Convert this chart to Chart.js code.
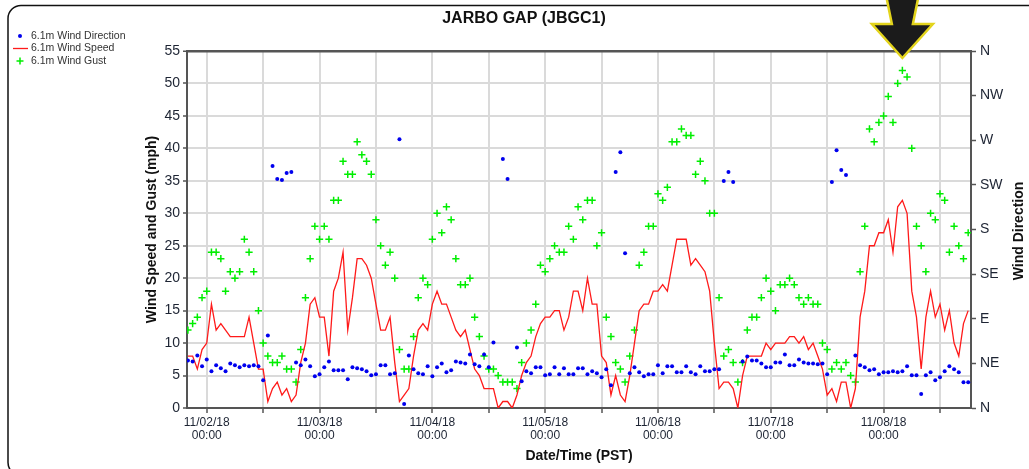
<!DOCTYPE html>
<html>
<head>
<meta charset="utf-8">
<script src="https://cdn.jsdelivr.net/npm/chart.js@4.4.0/dist/chart.umd.min.js"></script>
<style>
  html, body { margin: 0; padding: 0; background: #fff; }
</style>
</head>
<body>
<canvas id="windChart" width="1029" height="469"></canvas>
<script>
// one reading per hour, hours counted from 11/02/18 00:00 PST
const firstHour = -4;

const windSpeed = [8, 8, 6, 9,
  10, 16, 12, 13, 12, 11, 11, 11, 11, 14,
  10, 6, 6, 1, 3, 4, 2, 3, 1, 2,
  7, 10, 16, 17, 14, 14, 8, 18, 20, 24,
  12, 17, 23, 23, 22, 20, 16, 12, 12, 14,
  7, 1, 2, 3, 8, 12, 13, 12, 16, 18,
  16, 16, 14, 12, 11, 12, 9, 6, 5, 3,
  3, 3, 0, 1, 1, 0, 2, 5, 7, 8,
  11, 13, 14, 14, 15, 15, 12, 14, 18, 18,
  15, 20, 16, 16, 8, 7, 2, 5, 2, 1,
  5, 10, 15, 16, 16, 18, 18, 19, 18, 22,
  26, 26, 26, 22, 23, 22, 21, 18, 10, 3,
  4, 4, 3, 0, 5, 8, 8, 8, 8, 10,
  9, 10, 10, 10, 11, 11, 10, 11, 9, 10,
  8, 6, 2, 3, 1, 4, 4, 0, 3, 14,
  18, 25, 25, 27, 27, 29, 24, 31, 32, 30,
  18, 14, 6, 14, 18, 14, 16, 12, 15, 10,
  8, 13, 15];

const windGust = [12, 13, 14, 17,
  18, 24, 24, 23, 18, 21, 20, 21, 26, 24,
  21, 15, 10, 8, 7, 7, 8, 6, 6, 4,
  9, 17, 23, 28, 26, 28, 26, 32, 32, 38,
  36, 36, 41, 39, 38, 36, 29, 25, 22, 24,
  20, 9, 6, 6, 11, 17, 20, 19, 26, 30,
  27, 31, 29, 23, 19, 19, 20, 14, 11, 8,
  6, 6, 5, 4, 4, 4, 3, 7, 10, 12,
  16, 22, 21, 23, 25, 24, 24, 28, 26, 31,
  29, 32, 32, 25, 27, 14, 11, 7, 6, 4,
  8, 12, 22, 24, 28, 28, 33, 32, 34, 41,
  41, 43, 42, 42, 36, 38, 35, 30, 30, 17,
  8, 9, 7, 4, 7, 12, 14, 14, 17, 20,
  18, 15, 19, 19, 20, 19, 17, 16, 17, 16,
  16, 10, 9, 6, 7, 6, 7, 5, 4, 21,
  28, 43, 41, 44, 45, 48, 44, 50, 52, 51,
  40, 28, 25, 21, 30, 29, 33, 32, 24, 28,
  25, 23, 27];

// degrees, null when calm
const windDir = [48, 47, 53, 42,
  49, 37, 43, 40, 37, 45, 43, 41, 43, 42,
  43, 42, 28, 73, 244, 231, 230, 237, 238, 46,
  43, 49, 42, 32, 34, 41, 47, 38, 38, 38,
  29, 41, 40, 39, 37, 33, 34, 43, 43, 34,
  35, 271, 4, 53, 39, 35, 34, 42, 32, 41,
  45, 36, 38, 47, 46, 45, 54, 44, 42, 54,
  41, 66, null, 251, 231, null, 61, 27, 37, 35,
  41, 41, 33, 34, 41, 34, 40, 34, 34, 40,
  40, 34, 37, 35, 31, 39, 23, 238, 258, 156,
  35, 41, 36, 32, 34, 34, 43, 35, 42, 42,
  36, 36, 42, 36, 34, 42, 37, 37, 39, 39,
  229, 238, 228, null, 47, 52, 48, 48, 45, 41,
  41, 46, 46, 54, 43, 43, 49, 46, 45, 45,
  44, 45, 34, 228, 260, 240, 235, null, 53, 43,
  41, 38, 39, 34, 36, 36, 37, 36, 37, 42,
  33, 33, 14, 33, 36, 28, 31, 37, 42, 39,
  36, 26, 26];

const compassLabels = ['N', 'NE', 'E', 'SE', 'S', 'SW', 'W', 'NW', 'N'];
const hours = windSpeed.map((_, i) => firstHour + i);
const toPoints = arr => arr.map((v, i) => ({x: hours[i], y: v}));

const FONT = "'Liberation Sans', Arial, sans-serif";
const TICK_COLOR = '#1d2433';
const AXIS_COLOR = '#555';
const GRID_COLOR = '#dadada';
Chart.defaults.font.family = FONT;

// frame, legend, right axis title and the peak-gust arrow
const decorPlugin = {
  id: 'decor',
  afterDraw(chart) {
    const ctx = chart.ctx;
    ctx.save();

    // rounded outer frame
    const fx = 8, fy = 5.5, fw = 1040, fh = 470, r = 13;
    ctx.beginPath();
    ctx.moveTo(fx + r, fy);
    ctx.lineTo(fx + fw - r, fy);
    ctx.arcTo(fx + fw, fy, fx + fw, fy + r, r);
    ctx.lineTo(fx + fw, fy + fh - r);
    ctx.arcTo(fx + fw, fy + fh, fx + fw - r, fy + fh, r);
    ctx.lineTo(fx + r, fy + fh);
    ctx.arcTo(fx, fy + fh, fx, fy + fh - r, r);
    ctx.lineTo(fx, fy + r);
    ctx.arcTo(fx, fy, fx + r, fy, r);
    ctx.strokeStyle = '#111';
    ctx.lineWidth = 1.5;
    ctx.stroke();

    // legend
    const ds = chart.data.datasets;
    const rows = [36, 48.5, 61];
    ctx.font = '10.5px ' + FONT;
    ctx.textBaseline = 'middle';
    ctx.textAlign = 'left';
    ds.forEach((d, i) => {
      const y = rows[i];
      if (d.showLine) {
        ctx.strokeStyle = d.borderColor;
        ctx.lineWidth = 1.3;
        ctx.beginPath(); ctx.moveTo(13, y); ctx.lineTo(28, y); ctx.stroke();
      } else if (d.pointStyle === 'cross') {
        ctx.strokeStyle = d.borderColor;
        ctx.lineWidth = 1.5;
        ctx.beginPath();
        ctx.moveTo(16.5, y); ctx.lineTo(23.5, y);
        ctx.moveTo(20, y - 3.5); ctx.lineTo(20, y + 3.5);
        ctx.stroke();
      } else {
        ctx.fillStyle = d.backgroundColor;
        ctx.beginPath(); ctx.arc(20, y, 2, 0, Math.PI * 2); ctx.fill();
      }
      ctx.fillStyle = '#333';
      ctx.fillText(d.label, 31, y);
    });

    // right axis title, reading upward
    ctx.save();
    ctx.translate(1019, 231);
    ctx.rotate(-Math.PI / 2);
    ctx.font = 'bold 14px ' + FONT;
    ctx.textAlign = 'center';
    ctx.fillStyle = '#111';
    ctx.fillText('Wind Direction', 0, 0);
    ctx.restore();

    // arrow over the hour of the highest gust
    const peak = windGust.indexOf(Math.max(...windGust));
    const cx = chart.scales.x.getPixelForValue(hours[peak]);
    const pts = [[-16, -3], [16, -3], [10.5, 24], [30.5, 24], [0, 58], [-30.5, 24], [-10.5, 24]];
    ctx.beginPath();
    pts.forEach(([dx, dy], i) => i ? ctx.lineTo(cx + dx, dy) : ctx.moveTo(cx + dx, dy));
    ctx.closePath();
    ctx.fillStyle = '#1b1b1b';
    ctx.fill();
    ctx.strokeStyle = '#e3d41c';
    ctx.lineWidth = 2.5;
    ctx.lineJoin = 'miter';
    ctx.stroke();

    ctx.restore();
  }
};

const windChart = new Chart(document.getElementById('windChart'), {
  type: 'scatter',
  data: {
    datasets: [{
      label: '6.1m Wind Direction',
      data: toPoints(windDir),
      yAxisID: 'y2',
      showLine: false,
      pointStyle: 'circle',
      pointRadius: 2,
      backgroundColor: '#0000ee',
      borderColor: '#0000ee',
      borderWidth: 0
    }, {
      label: '6.1m Wind Speed',
      data: toPoints(windSpeed),
      yAxisID: 'y',
      showLine: true,
      borderColor: '#ff1a1a',
      borderWidth: 1.3,
      pointRadius: 0,
      tension: 0
    }, {
      label: '6.1m Wind Gust',
      data: toPoints(windGust),
      yAxisID: 'y',
      showLine: false,
      pointStyle: 'cross',
      pointRadius: 3.6,
      borderColor: '#00ee00',
      backgroundColor: '#00ee00',
      borderWidth: 1.5
    }]
  },
  options: {
    responsive: false,
    animation: false,
    layout: { padding: { left: 19, right: 0, top: 0, bottom: 0 } },
    plugins: {
      legend: { display: false },
      tooltip: { enabled: false },
      title: {
        display: true,
        text: 'JARBO GAP (JBGC1)',
        color: '#111',
        font: { size: 16, weight: 'bold' },
        padding: { top: 8.5, bottom: 23.3 }
      }
    },
    scales: {
      x: {
        type: 'linear',
        min: -4.2,
        max: 162.6,
        afterBuildTicks: s => {
          const t = [];
          for (let v = 0; v <= s.max; v += 12) t.push({value: v});
          s.ticks = t;
        },
        afterFit: s => { s.height = 61; },
        ticks: {
          autoSkip: false,
          maxRotation: 0,
          padding: 3,
          color: TICK_COLOR,
          font: { size: 12, lineHeight: 1.1 },
          callback: v => {
            if (v % 24 !== 0) return '';
            const day = 2 + v / 24;
            return ['11/' + String(day).padStart(2, '0') + '/18', '00:00'];
          }
        },
        grid: { color: GRID_COLOR, lineWidth: 2, tickColor: AXIS_COLOR, tickLength: 5, tickWidth: 1.5 },
        border: { color: AXIS_COLOR, width: 2 },
        title: {
          display: true,
          text: 'Date/Time (PST)',
          color: '#111',
          font: { size: 14, weight: 'bold' },
          padding: { top: 0, bottom: 4 }
        }
      },
      y: {
        position: 'left',
        min: 0,
        max: 55,
        afterFit: s => { s.width = 168; },
        ticks: { stepSize: 5, padding: 3, color: TICK_COLOR, font: { size: 14 } },
        grid: {
          color: c => (c.tick && c.tick.value === 55 ? AXIS_COLOR : GRID_COLOR),
          lineWidth: c => (c.tick && c.tick.value === 55 ? 2.5 : 2),
          tickColor: AXIS_COLOR,
          tickLength: 4,
          tickWidth: 1.5
        },
        border: { color: AXIS_COLOR, width: 2 },
        title: {
          display: true,
          text: 'Wind Speed and Gust (mph)',
          color: '#111',
          font: { size: 14, weight: 'bold' },
          padding: { top: 124.6, bottom: 0 }
        }
      },
      y2: {
        position: 'right',
        min: 0,
        max: 360,
        afterFit: s => { s.width = 58; },
        ticks: {
          stepSize: 45,
          padding: 4,
          color: TICK_COLOR,
          font: { size: 14 },
          callback: v => compassLabels[v / 45]
        },
        grid: { drawOnChartArea: false, tickColor: AXIS_COLOR, tickLength: 5, tickWidth: 1.5 },
        border: { color: AXIS_COLOR, width: 2 }
      }
    }
  },
  plugins: [decorPlugin]
});
</script>
</body>
</html>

──────

*Task statement:* Copy nothing but the lines from the top of the data down to the line containing "const firstHour = -4;", and leave the pictures out.

*Result for this exercise:*
Convert this chart to Chart.js code.
<!DOCTYPE html>
<html>
<head>
<meta charset="utf-8">
<script src="https://cdn.jsdelivr.net/npm/chart.js@4.4.0/dist/chart.umd.min.js"></script>
<style>
  html, body { margin: 0; padding: 0; background: #fff; }
</style>
</head>
<body>
<canvas id="windChart" width="1029" height="469"></canvas>
<script>
// one reading per hour, hours counted from 11/02/18 00:00 PST
const firstHour = -4;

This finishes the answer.